VANCOUVER (Reuters) - Vancouver Mayor Gregor Robertson said on Tuesday he would not seek re-election later this year, stepping aside during an affordability crisis that has pitted residents against speculators in Canada’s most expensive housing market.
Robertson, 53, serving his third term as mayor of the west coast Canadian city, said in a Facebook post that after consulting with friends and family, he made the “bittersweet choice” not to run in the October election.
He said he would spend the last 10 months of his term focusing on transit projects, notably a proposed subway line connecting the city’s east and west sides, and on “aggressive action to approve record levels of affordable housing.”

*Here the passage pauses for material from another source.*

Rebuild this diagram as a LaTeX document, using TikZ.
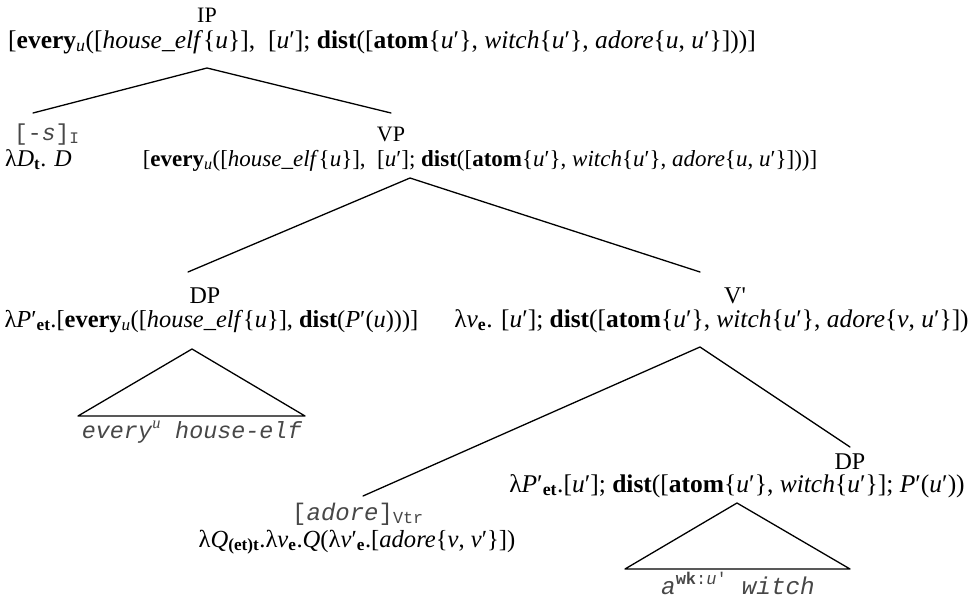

A former juice entrepreneur, Robertson was first elected mayor in November 2008, after vowing to end homelessness in the city.
A decade later, homelessness has gotten worse, housing prices have doubled and rents are soaring, putting strain on local businesses, with restaurants, retailers and even the city itself struggling to find enough workers.

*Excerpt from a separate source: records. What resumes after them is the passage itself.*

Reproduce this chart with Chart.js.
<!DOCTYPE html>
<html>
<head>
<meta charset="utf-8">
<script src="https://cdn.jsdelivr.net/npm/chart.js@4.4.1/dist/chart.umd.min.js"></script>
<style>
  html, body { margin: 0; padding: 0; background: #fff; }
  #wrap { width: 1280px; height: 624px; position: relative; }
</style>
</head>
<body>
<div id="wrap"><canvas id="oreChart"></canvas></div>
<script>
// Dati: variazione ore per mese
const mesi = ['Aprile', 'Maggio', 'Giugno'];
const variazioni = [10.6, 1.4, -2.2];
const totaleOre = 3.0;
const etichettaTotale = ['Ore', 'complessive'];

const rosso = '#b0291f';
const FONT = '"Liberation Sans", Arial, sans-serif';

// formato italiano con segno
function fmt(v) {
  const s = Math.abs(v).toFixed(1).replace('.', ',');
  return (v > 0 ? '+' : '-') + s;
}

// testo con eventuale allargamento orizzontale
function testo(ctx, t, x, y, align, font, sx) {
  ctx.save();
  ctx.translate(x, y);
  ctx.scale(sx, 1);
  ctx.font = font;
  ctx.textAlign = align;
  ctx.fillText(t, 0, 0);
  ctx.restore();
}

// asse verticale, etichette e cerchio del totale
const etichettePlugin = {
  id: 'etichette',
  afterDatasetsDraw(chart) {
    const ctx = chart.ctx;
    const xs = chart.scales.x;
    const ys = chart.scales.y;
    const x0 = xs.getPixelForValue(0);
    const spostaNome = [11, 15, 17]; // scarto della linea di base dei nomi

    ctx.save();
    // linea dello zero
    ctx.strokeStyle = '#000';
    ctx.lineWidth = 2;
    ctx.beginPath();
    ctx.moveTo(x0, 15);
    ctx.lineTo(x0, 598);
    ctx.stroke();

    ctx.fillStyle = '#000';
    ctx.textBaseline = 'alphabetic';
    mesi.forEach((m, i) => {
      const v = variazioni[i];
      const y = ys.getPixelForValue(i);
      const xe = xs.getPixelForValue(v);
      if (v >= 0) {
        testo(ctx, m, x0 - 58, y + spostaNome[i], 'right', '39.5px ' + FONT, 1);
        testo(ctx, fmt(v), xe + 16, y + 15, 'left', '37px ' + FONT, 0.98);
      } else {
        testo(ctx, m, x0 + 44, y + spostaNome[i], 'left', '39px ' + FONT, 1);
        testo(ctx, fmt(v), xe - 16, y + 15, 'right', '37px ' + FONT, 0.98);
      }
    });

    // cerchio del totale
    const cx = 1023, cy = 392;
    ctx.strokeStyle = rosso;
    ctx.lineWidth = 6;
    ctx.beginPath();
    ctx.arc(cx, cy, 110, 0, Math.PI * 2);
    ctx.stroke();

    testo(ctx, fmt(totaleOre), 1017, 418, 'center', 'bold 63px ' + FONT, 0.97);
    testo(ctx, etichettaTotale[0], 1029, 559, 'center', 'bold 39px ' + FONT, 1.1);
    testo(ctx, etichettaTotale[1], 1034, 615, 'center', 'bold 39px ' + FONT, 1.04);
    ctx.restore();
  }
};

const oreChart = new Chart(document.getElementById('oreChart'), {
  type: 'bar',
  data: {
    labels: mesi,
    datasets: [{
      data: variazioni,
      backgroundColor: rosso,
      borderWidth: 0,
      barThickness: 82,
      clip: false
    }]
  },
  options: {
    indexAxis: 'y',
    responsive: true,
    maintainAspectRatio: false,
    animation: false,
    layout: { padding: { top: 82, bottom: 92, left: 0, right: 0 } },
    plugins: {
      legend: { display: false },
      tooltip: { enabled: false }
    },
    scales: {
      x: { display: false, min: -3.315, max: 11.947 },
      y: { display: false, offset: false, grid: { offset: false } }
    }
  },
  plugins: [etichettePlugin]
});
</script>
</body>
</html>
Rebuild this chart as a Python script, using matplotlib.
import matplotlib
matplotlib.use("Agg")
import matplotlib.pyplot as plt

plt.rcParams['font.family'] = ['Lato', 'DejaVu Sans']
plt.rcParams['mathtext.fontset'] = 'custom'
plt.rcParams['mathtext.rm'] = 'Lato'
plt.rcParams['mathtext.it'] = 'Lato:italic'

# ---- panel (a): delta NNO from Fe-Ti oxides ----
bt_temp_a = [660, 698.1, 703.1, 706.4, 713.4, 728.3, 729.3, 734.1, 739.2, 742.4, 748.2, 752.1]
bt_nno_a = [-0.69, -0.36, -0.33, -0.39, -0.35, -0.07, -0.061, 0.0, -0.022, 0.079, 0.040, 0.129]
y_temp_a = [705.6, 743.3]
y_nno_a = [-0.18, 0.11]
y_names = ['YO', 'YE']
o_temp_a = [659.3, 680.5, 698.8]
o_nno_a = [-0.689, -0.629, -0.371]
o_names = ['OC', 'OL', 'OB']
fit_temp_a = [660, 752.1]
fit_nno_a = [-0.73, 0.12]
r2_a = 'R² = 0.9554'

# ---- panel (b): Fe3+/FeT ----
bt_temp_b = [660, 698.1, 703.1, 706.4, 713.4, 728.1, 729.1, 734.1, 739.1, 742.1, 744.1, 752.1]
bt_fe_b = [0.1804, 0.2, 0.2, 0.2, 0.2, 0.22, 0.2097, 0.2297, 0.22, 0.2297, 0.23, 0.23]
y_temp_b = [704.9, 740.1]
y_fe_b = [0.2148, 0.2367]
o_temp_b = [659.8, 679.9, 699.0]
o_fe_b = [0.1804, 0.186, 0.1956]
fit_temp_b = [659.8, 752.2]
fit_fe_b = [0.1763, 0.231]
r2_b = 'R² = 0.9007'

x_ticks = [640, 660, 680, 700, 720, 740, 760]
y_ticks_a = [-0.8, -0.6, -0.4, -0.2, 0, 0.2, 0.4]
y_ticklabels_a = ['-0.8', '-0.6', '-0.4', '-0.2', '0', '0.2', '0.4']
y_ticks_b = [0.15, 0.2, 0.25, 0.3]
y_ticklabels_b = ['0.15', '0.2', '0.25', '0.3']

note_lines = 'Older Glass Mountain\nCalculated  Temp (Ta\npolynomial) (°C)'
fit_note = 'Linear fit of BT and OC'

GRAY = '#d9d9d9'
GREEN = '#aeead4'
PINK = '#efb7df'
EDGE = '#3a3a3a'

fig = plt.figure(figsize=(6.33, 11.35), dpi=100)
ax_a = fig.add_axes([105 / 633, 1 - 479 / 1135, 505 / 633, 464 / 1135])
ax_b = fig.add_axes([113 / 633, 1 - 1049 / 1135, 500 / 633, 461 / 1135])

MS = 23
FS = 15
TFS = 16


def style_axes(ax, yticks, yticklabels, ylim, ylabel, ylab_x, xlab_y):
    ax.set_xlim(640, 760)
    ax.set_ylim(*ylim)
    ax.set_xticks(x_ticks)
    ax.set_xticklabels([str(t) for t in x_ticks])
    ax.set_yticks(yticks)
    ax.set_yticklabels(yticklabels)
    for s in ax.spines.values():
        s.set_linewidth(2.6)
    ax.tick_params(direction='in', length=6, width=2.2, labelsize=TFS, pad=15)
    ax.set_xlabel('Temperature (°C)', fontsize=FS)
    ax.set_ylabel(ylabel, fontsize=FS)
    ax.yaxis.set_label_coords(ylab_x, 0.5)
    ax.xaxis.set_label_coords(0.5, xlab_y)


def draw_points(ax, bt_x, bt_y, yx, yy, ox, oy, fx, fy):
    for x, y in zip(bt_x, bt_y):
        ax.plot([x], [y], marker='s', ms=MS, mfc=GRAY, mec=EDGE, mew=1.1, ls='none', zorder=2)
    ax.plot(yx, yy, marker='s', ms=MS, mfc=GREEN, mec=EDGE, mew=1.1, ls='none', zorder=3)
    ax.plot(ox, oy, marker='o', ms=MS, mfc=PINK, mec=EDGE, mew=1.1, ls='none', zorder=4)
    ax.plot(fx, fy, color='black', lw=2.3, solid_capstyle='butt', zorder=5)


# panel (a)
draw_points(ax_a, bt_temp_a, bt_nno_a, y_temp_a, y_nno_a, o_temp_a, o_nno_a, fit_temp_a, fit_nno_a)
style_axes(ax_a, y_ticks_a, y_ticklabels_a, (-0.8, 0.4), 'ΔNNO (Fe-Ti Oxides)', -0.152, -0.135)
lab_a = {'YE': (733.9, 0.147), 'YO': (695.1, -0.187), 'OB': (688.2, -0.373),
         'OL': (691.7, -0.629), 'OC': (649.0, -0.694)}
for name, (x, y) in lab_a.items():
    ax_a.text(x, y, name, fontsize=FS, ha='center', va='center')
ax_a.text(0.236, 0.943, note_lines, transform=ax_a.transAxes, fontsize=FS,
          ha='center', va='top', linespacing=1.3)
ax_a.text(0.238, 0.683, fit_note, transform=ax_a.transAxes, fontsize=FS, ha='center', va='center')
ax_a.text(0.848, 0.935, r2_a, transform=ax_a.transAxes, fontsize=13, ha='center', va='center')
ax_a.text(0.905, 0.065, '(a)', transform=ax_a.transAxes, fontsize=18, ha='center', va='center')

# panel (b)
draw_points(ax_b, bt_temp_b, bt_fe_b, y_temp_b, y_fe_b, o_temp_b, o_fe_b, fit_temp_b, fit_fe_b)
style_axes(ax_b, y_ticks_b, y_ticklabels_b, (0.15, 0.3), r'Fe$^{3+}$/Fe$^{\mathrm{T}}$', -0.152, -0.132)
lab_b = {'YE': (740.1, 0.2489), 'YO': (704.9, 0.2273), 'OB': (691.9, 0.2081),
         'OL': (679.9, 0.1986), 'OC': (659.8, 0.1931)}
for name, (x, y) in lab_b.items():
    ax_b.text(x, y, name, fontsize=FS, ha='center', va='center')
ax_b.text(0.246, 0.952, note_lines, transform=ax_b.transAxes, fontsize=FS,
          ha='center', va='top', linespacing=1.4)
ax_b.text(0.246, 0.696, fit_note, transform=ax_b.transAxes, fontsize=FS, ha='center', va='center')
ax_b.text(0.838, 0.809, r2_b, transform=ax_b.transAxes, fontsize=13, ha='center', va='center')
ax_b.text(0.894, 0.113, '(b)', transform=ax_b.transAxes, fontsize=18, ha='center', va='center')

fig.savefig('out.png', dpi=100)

The typical price for a Vancouver home is now C$1.1 million ($877,053) in the city’s east and C$1.4 million on the west side, putting home ownership well out of reach for many residents.
Faced with a public outcry over the housing crisis, the city imposed an empty-home tax, announced a 10-year strategy to build more affordable housing for residents and enacted restrictions on home-sharing websites like Airbnb.

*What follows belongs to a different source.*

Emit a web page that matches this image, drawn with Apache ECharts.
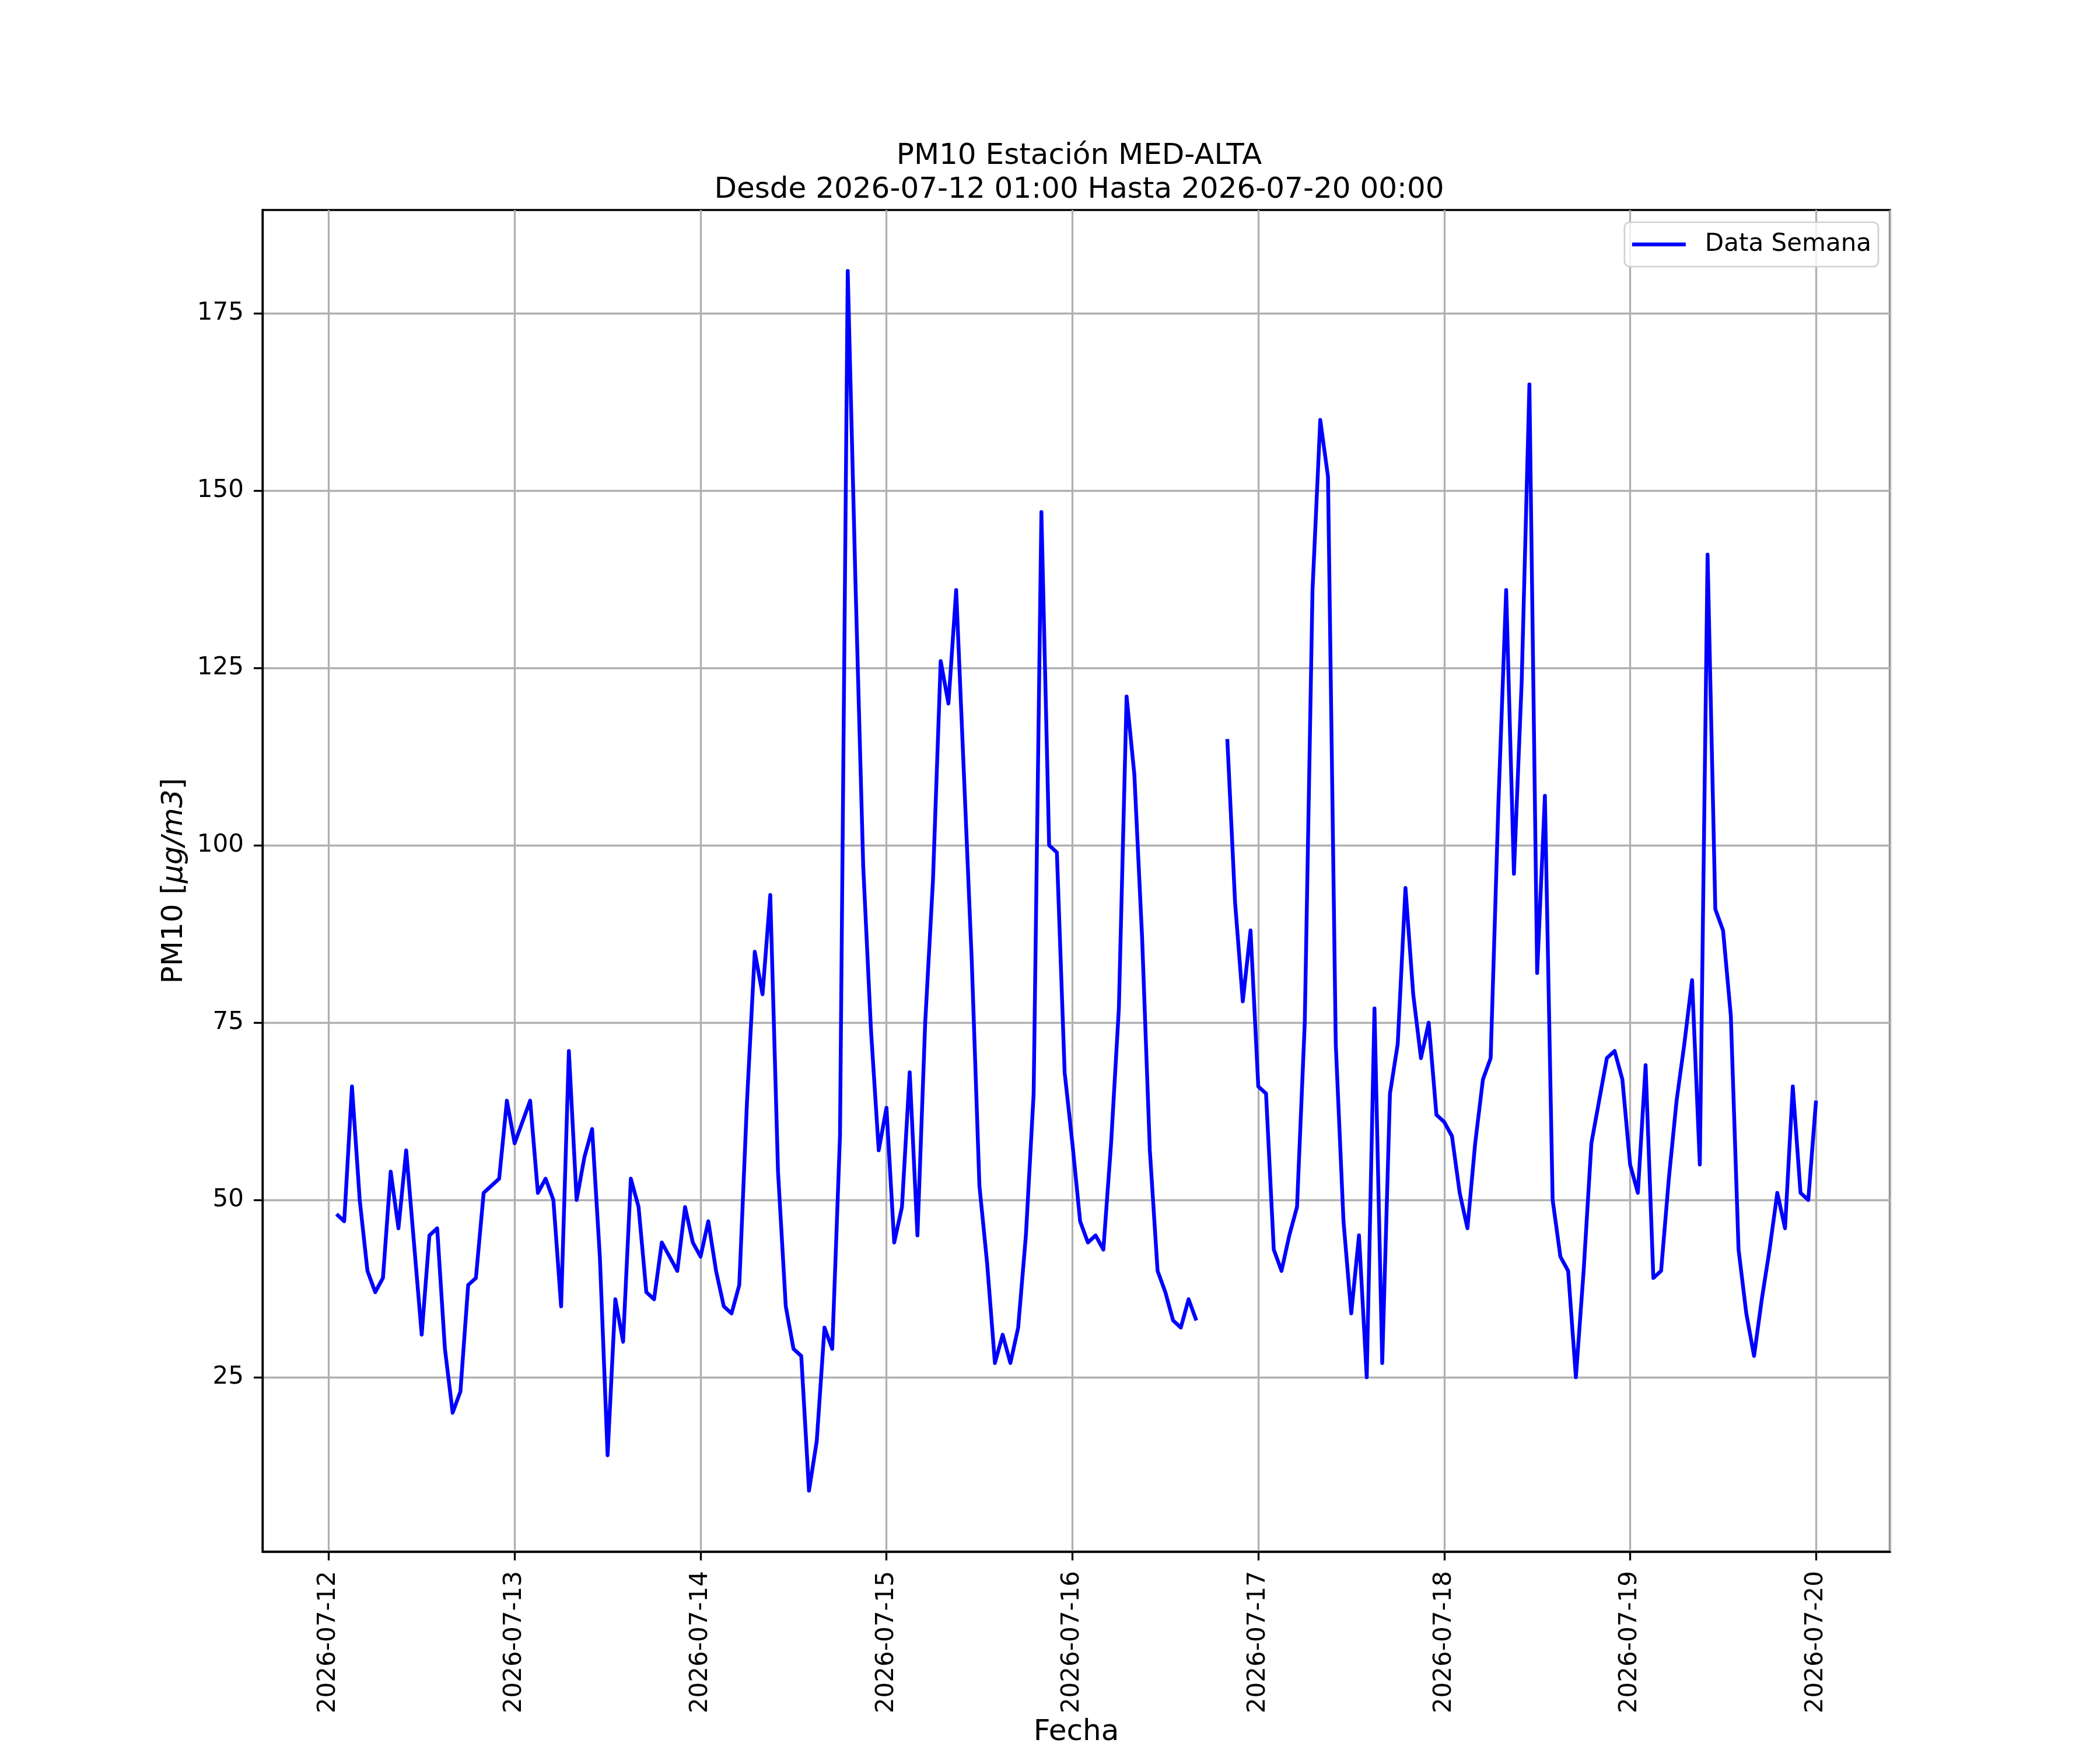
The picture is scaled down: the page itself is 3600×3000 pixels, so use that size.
<!DOCTYPE html>
<html>
<head>
<meta charset="utf-8">
<title>PM10 Estación MED-ALTA</title>
<script src="https://cdn.jsdelivr.net/npm/echarts@6/dist/echarts.min.js"></script>
<style>
  html, body { margin: 0; padding: 0; background: #ffffff; }
  #echarts { width: 3600px; height: 3000px; }
</style>
</head>
<body>
<div id="echarts"></div>
<script>
// datos horarios PM10, un arreglo por dia (hora 00:00 a 23:00)
var inicio = [2026, 6, 12, 1];   // primera medicion: 2026-07-12 01:00
var pm10_12 = [48, 47, 66, 50, 40, 37, 39, 54, 46, 57, 44, 31, 45, 46, 29, 20, 23, 38, 39, 51, 52, 53, 64];
var pm10_13 = [58, 61, 64, 51, 53, 50, 35, 71, 50, 56, 60, 42, 14, 36, 30, 53, 49, 37, 36, 44, 42, 40, 49, 44];
var pm10_14 = [42, 47, 40, 35, 34, 38, 64, 85, 79, 93, 54, 35, 29, 28, 9, 16, 32, 29, 59, 181, 137, 97, 74, 57];
var pm10_15 = [63, 44, 49, 68, 45, 75, 95, 126, 120, 136, 110, 84, 52, 41, 27, 31, 27, 32, 45, 65, 147, 100, 99, 68];
var pm10_16 = [58, 47, 44, 45, 43, 58, 77, 121, 110, 87, 57, 40, 37, 33, 32, 36, 33, null, null, null, 115, 92, 78, 88];
var pm10_17 = [66, 65, 43, 40, 45, 49, 75, 136, 160, 152, 72, 47, 34, 45, 25, 77, 27, 65, 72, 94, 79, 70, 75, 62];
var pm10_18 = [61, 59, 51, 46, 58, 67, 70, 106, 136, 96, 123, 165, 82, 107, 50, 42, 40, 25, 40, 58, 64, 70, 71, 67];
var pm10_19 = [55, 51, 69, 39, 40, 53, 64, 72, 81, 55, 141, 91, 88, 76, 43, 34, 28, 36, 43, 51, 46, 66, 51, 50];
var pm10_20 = [64];

var yTicks = [25, 50, 75, 100, 125, 150, 175];

var titulo = 'PM10 Estación MED-ALTA\nDesde 2026-07-12 01:00 Hasta 2026-07-20 00:00';
var nombreSerie = 'Data Semana';

// serie completa [fecha, valor] una por hora
var valores = [].concat(pm10_12, pm10_13, pm10_14, pm10_15, pm10_16, pm10_17, pm10_18, pm10_19, pm10_20);
var hora = 3600 * 1000;
var t0 = new Date(inicio[0], inicio[1], inicio[2], inicio[3]).getTime();
var datos = [];
for (var i = 0; i < valores.length; i++) {
	datos.push([t0 + i * hora, valores[i]]);
}
var tFin = t0 + (valores.length - 1) * hora;
var margen = (tFin - t0) * 0.05; // margen de 5% como matplotlib

// rango y con el mismo margen de 5%
var vMin = Math.min.apply(null, valores.filter(function(v) { return v !== null; }));
var vMax = Math.max.apply(null, valores);
var yMargen = (vMax - vMin) * 0.05;

var fuente = 'DejaVu Sans';
var gris = '#b0b0b0';

var myecharts = echarts.init(document.getElementById('echarts'));
var option = {
	backgroundColor: '#ffffff',
	animation: false,
	title: {
		text: titulo,
		left: 1845,
		textAlign: 'center',
		top: 234,
		textStyle: {
			fontFamily: fuente,
			fontSize: 50,
			fontWeight: 'normal',
			color: '#000',
			lineHeight: 58
		}
	},
	legend: {
		data: [nombreSerie],
		right: 380,
		top: 381,
		orient: 'vertical',
		icon: 'rect',
		itemWidth: 92,
		itemHeight: 6.5,
		padding: [17, 12, 17, 13],
		backgroundColor: 'rgba(255,255,255,0.8)',
		borderColor: '#d0d0d0',
		borderWidth: 2.7,
		borderRadius: 9,
		textStyle: {
			fontFamily: fuente,
			fontSize: 42,
			color: '#000',
			padding: [0, 0, 0, 28]
		}
	},
	grid: {
		left: 450,
		right: 360,
		top: 360,
		bottom: 330,
		show: true,
		borderColor: '#000',
		borderWidth: 3.3,
		backgroundColor: 'transparent'
	},
	xAxis: {
		type: 'time',
		min: t0 - margen,
		max: tFin + margen,
		minInterval: 24 * hora,
		maxInterval: 24 * hora,
		name: 'Fecha',
		nameLocation: 'middle',
		nameGap: 283,
		nameTextStyle: { fontFamily: fuente, fontSize: 50, color: '#000' },
		axisLine: { lineStyle: { color: '#000', width: 3.3 } },
		axisTick: { show: true, length: 15, lineStyle: { color: '#000', width: 3.3 } },
		axisLabel: {
			rotate: 90,
			margin: 33,
			showMinLabel: false,
			showMaxLabel: false,
			fontFamily: fuente,
			fontSize: 42,
			color: '#000',
			formatter: '{yyyy}-{MM}-{dd}'
		},
		splitLine: { show: true, lineStyle: { color: gris, width: 3.3 } }
	},
	yAxis: {
		type: 'value',
		min: vMin - yMargen,
		max: vMax + yMargen,
		name: 'PM10 [{i|μg/m3}]',
		nameLocation: 'middle',
		nameRotate: 90,
		nameGap: 126,
		nameTextStyle: {
			fontFamily: fuente,
			fontSize: 50,
			color: '#000',
			rich: {
				i: { fontFamily: fuente, fontSize: 50, fontStyle: 'italic', color: '#000' }
			}
		},
		axisLine: { show: true, lineStyle: { color: '#000', width: 3.3 } },
		axisTick: { show: true, length: 15, customValues: yTicks, lineStyle: { color: '#000', width: 3.3 } },
		axisLabel: {
			margin: 32,
			customValues: yTicks,
			fontFamily: fuente,
			fontSize: 42,
			color: '#000'
		},
		splitLine: { show: true, lineStyle: { color: gris, width: 3.3 } }
	},
	series: [{
		name: nombreSerie,
		type: 'line',
		data: datos,
		showSymbol: false,
		symbol: 'none',
		connectNulls: false,
		color: '#0000ff',
		lineStyle: { color: '#0000ff', width: 6.5, join: 'round' }
	}]
};
myecharts.setOption(option);
</script>
</body>
</html>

The moves came too late for many voters, who have long criticized Robertson and his Vision Vancouver party for having too close ties with developers. In a recent special election for a city council seat, the Vision candidate placed fifth.
Robertson gained international attention as the face of Vancouver during the 2010 Winter Olympics, and more recently for his relationship with Chinese pop star Wanting Qu.